The cross product of two vectors will give a vector that is normal to the plane containing those two vectors. But normalizing a vector means to convert it into a unit vector. In your case, a normalized vector of the cross product will give you a unit vector.
$ \Rightarrow $ For the normal vector $\vec n$ of the plane containing lines ${L_1}$ and ${L_2}$ can be written as: $\vec n = {\vec L_1} \times {\vec L_2}$
\[ \Rightarrow \vec n = {\vec L_1} \times {\vec L_2} = \left| {\begin{array}{*{20}{c}}
  {\widehat i}&{\widehat j}&{\widehat k} \\
  1&1&0 \\
  3&{ - 5}&{ - 7}
\end{array}} \right| = \widehat i\left( { - 7 - 0} \right) + \widehat j\left( {7 + 0} \right) + \widehat k\left( { - 5 - 3} \right) = - 7\widehat i + 7\widehat j - 8\widehat k\]
Consider the plane passing through the point ${P_0}\left( {{x_0},{y_0},{z_0}} \right)$ with the normal vector\[\overrightarrow n \]. Let $\overrightarrow {{r_0}} $ be the position vector of point ${P_0}\left( {{x_0},{y_0},{z_0}} \right)$. Then the vector equation of the plane is
\[ \Rightarrow \overrightarrow n \cdot \left( {\overrightarrow r - \overrightarrow {{r_0}} } \right) = 0{\text{ or }}\overrightarrow n \cdot \overrightarrow r = \overrightarrow n \cdot {\overrightarrow r _0}\]
We already have point ${P_0}\left( {{x_0},{y_0},{z_0}} \right) = \left( {0,5,4} \right)$ and normal vector as \[\vec n = - 7\widehat i + 7\widehat j - 8\widehat k\]
Equation of the plane can be written as:
\[ \Rightarrow \left( { - 7\widehat i + 7\widehat j - 8\widehat k} \right) \cdot \left( {x\widehat i + y\widehat j + z\widehat k} \right) = \left( { - 7\widehat i + 7\widehat j - 8\widehat k} \right) \cdot \left( {5\widehat j + 4\widehat k} \right)\]
Now, we can solve this dot product to find the equation of a plane in Cartesian form
 \[ \Rightarrow \left( { - 7 \times x} \right) + \left( {7 \times y} \right) + \left( { - 8 \times z} \right) = \left( { - 7 \times 0} \right) + \left( {7 \times 5} \right) + \left( { - 8 \times 4} \right)\]

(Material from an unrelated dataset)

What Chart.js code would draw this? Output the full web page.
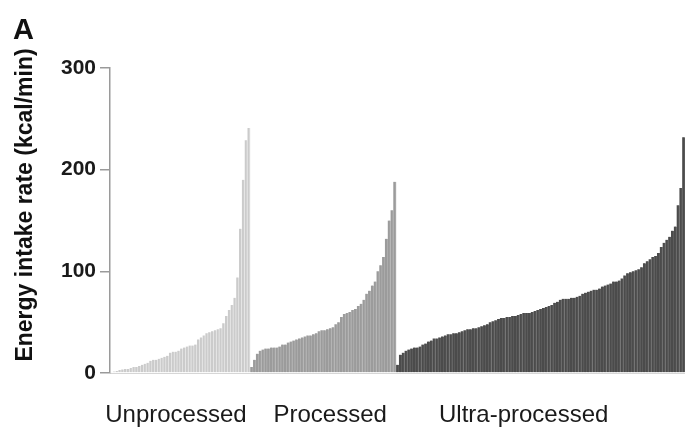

\[ \Rightarrow - 7x + 7y - 8z = 35 - 32 = 3\]
Therefore, we got the equation of the required plane as \[7x - 7y + 8z + 3 = 0\]
Now, we need to find the distance of the origin from this plane.
As we know that the distance of the point $\left( {{x_1},{y_1},{z_1}} \right)$ from the plane $Ax + By + Cz + D = 0$ is $\left| {\dfrac{{A{x_1} + B{y_1} + C{z_1} + D}}{{\sqrt {{A^2} + {B^2} + {C^2}} }}} \right|$.
 But for origin, the point $\left( {{x_1},{y_1},{z_1}} \right) = \left( {0,0,0} \right)$ and thus the distance will be $\left| {\dfrac{D}{{\sqrt {{A^2} + {B^2} + {C^2}} }}} \right|$
$ \Rightarrow $ Distance from origin to the plane $ = \left| {\dfrac{3}{{\sqrt {{7^2} + {{\left( { - 7} \right)}^2} + {8^2}} }}} \right| = \left| {\dfrac{3}{{\sqrt {49 + 49 + 64} }}} \right| = \dfrac{3}{{\sqrt {162} }} = \dfrac{1}{{\sqrt {18} }} = \dfrac{1}{{3\sqrt 2 }}$

So, the correct answer is “Option D”.

Note: Follow a step by step procedure while solving the problem. Notice that we used cross product $\left( \times \right)$ for finding normal vectors while dot or scalar product $\left( \cdot \right)$ for finding the equation of the plane. The cross product $\vec a \times \vec b$ is defined as a vector $\vec c$ that is perpendicular (orthogonal) to both $\vec a{\text{ and }}\vec b$, with a direction given by the right-hand rule and a magnitude equal to the area of the parallelogram that the vectors span.